----- Supplied records
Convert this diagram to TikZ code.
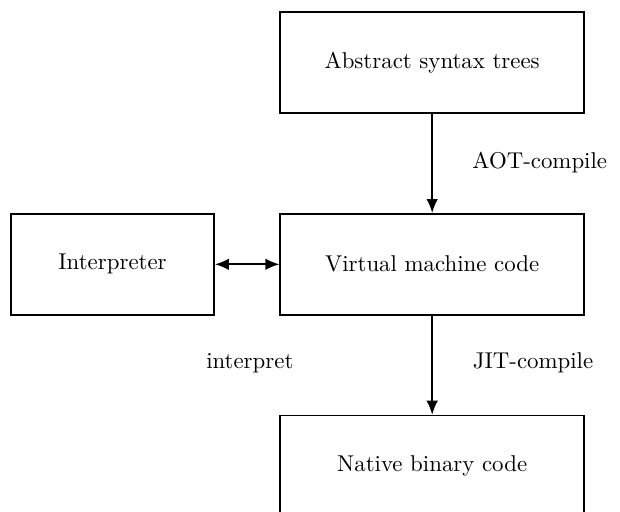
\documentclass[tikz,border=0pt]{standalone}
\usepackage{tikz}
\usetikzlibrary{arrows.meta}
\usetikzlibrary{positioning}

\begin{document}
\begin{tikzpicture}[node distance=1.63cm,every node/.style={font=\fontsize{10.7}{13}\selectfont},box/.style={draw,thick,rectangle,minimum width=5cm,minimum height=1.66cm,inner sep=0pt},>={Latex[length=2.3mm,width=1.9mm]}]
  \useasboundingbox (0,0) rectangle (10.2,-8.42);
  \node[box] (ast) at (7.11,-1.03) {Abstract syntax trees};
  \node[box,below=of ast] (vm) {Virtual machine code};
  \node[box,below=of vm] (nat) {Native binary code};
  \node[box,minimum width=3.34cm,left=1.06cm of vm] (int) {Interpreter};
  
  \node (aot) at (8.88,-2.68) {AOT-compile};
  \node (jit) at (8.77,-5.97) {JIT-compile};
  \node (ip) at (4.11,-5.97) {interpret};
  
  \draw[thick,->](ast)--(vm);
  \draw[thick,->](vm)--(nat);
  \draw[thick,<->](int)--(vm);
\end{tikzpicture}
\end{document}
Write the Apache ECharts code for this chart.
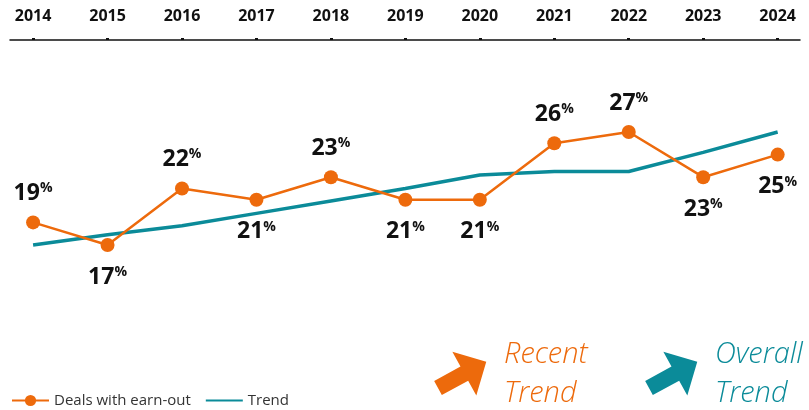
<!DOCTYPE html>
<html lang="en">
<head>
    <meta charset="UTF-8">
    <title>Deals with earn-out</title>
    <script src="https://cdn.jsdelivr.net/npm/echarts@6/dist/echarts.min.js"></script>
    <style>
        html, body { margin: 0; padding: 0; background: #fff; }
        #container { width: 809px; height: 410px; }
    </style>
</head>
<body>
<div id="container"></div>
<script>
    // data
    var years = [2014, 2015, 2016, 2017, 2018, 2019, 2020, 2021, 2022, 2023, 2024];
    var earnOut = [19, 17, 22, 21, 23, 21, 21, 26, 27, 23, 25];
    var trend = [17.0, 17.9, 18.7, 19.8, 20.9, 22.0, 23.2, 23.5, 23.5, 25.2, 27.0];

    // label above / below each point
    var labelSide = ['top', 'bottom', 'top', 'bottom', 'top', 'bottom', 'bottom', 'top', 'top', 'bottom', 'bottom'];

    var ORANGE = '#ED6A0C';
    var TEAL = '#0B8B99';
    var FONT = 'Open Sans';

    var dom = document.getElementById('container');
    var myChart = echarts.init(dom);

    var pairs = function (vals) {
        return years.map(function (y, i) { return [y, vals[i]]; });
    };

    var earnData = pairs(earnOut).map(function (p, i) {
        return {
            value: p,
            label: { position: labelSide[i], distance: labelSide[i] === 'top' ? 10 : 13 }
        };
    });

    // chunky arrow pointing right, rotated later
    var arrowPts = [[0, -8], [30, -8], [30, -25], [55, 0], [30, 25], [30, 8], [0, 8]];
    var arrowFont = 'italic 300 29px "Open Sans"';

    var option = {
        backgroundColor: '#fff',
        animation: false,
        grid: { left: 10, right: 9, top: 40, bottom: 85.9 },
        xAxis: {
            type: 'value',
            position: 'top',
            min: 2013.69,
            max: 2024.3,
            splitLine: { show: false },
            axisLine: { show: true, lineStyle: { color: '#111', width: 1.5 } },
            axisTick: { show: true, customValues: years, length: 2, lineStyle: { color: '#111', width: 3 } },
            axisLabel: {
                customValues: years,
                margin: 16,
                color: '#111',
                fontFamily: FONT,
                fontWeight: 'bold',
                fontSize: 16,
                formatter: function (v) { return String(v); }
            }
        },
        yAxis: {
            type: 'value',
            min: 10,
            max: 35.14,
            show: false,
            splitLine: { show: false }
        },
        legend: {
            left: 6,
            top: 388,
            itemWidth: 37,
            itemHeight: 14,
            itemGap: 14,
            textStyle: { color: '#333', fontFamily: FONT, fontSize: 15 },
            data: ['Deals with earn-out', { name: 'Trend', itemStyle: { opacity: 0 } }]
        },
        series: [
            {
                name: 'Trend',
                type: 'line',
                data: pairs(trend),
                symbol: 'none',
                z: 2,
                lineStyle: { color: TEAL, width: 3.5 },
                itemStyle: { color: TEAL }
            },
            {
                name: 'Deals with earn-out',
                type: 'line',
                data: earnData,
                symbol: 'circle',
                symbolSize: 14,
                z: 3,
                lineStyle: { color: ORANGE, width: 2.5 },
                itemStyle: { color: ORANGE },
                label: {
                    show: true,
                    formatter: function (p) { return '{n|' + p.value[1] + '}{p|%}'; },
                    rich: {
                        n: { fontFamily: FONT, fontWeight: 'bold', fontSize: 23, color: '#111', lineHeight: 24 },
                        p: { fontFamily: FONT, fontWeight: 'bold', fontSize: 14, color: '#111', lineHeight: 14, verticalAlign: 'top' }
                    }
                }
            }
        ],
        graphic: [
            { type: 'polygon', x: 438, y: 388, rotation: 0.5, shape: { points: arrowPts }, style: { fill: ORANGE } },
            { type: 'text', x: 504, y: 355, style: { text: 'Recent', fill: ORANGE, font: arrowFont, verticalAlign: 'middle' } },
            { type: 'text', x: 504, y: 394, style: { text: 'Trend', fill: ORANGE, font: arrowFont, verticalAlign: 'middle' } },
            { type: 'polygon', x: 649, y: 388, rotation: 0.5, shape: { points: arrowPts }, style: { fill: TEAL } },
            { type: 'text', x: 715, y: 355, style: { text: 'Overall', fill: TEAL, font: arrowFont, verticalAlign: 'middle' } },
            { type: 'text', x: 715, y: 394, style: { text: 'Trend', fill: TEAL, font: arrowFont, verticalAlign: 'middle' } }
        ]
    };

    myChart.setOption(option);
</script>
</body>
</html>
----------
* **Short task**:
Pictures are not part of the copy. Reproduce the lines from the one containing "Write the Apache ECharts code for this chart." through the one containing "23.5, 25.2, 27.0];", exactly and nothing more.

* **Exercise answer**:
Write the Apache ECharts code for this chart.
<!DOCTYPE html>
<html lang="en">
<head>
    <meta charset="UTF-8">
    <title>Deals with earn-out</title>
    <script src="https://cdn.jsdelivr.net/npm/echarts@6/dist/echarts.min.js"></script>
    <style>
        html, body { margin: 0; padding: 0; background: #fff; }
        #container { width: 809px; height: 410px; }
    </style>
</head>
<body>
<div id="container"></div>
<script>
    // data
    var years = [2014, 2015, 2016, 2017, 2018, 2019, 2020, 2021, 2022, 2023, 2024];
    var earnOut = [19, 17, 22, 21, 23, 21, 21, 26, 27, 23, 25];
    var trend = [17.0, 17.9, 18.7, 19.8, 20.9, 22.0, 23.2, 23.5, 23.5, 25.2, 27.0];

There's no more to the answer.